Martin Luther King Fellows in Black Religious Studies, Inc. Collection
1972-1990 (bulk dates 1972-1975)


5.5 linear feet

 

After the 1968 assassination of Martin Luther King, Jr., students at Colgate Rochester Divinity School in Rochester, New York, demanded a program and professorship in Black Church Studies as a memorial to the slain religious and civil rights leader. Dr. Henry H. Mitchell, a prominent pastor, educator, and author, was conferred the Martin Luther King, Jr. Memorial Professorship in Black Church Studies July 1, 1969. In September of that year, the Program in Black Church Studies was launched. In 1971 Dr. Mitchell applied for and received a three-year grant for a Fellows project to research and develop literature, bibliographic materials and a curriculum in the area of Black church practice. Twenty King Fellows were selected and began their studies in the summer 1972. The Martin Luther King Fellows consisted of African American ministers and scholars representing a cross-section of ages, talents, denominations and geographical affiliations. The program included five weeks intensive study in West Africa, six weeks colloquia at the Interdenominational Theological Center in Atlanta, and another six week colloquium at sponsoring seminaries. The Fellows also studied in the West Indies and the Sea Islands off the coast of Georgia. Upon receiving their Doctor of Ministry degrees at the end of the project in 1975, the Fellows formed a corporation and met annually for the purpose of continuing the objectives of the grant.
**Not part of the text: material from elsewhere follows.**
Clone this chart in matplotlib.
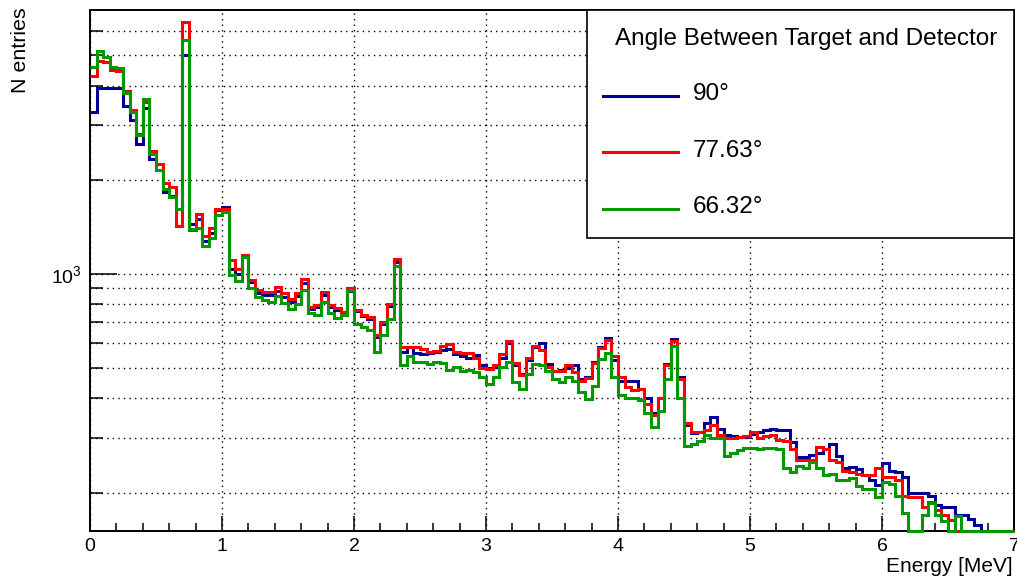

The Martin Luther King Fellows in Black Religious Studies, Inc. Collection consists of correspondence, curriculum materials, reports, financial papers, printed materials, periodicals and photographs related to the Fellows program. The correspondence is mainly that of Henry H. Mitchell as project director. Most of the photographs were taken during the Fellows' study abroad in West Africa in the summer of 1972. There are also agendas and minutes to meetings from 1974-1988, correspondence, and the certificate of incorporation for the MLK Fellows Inc. Of interest are the seventy audiotapes of sermons, lectures, and dissertation conferences recorded 1970-1977.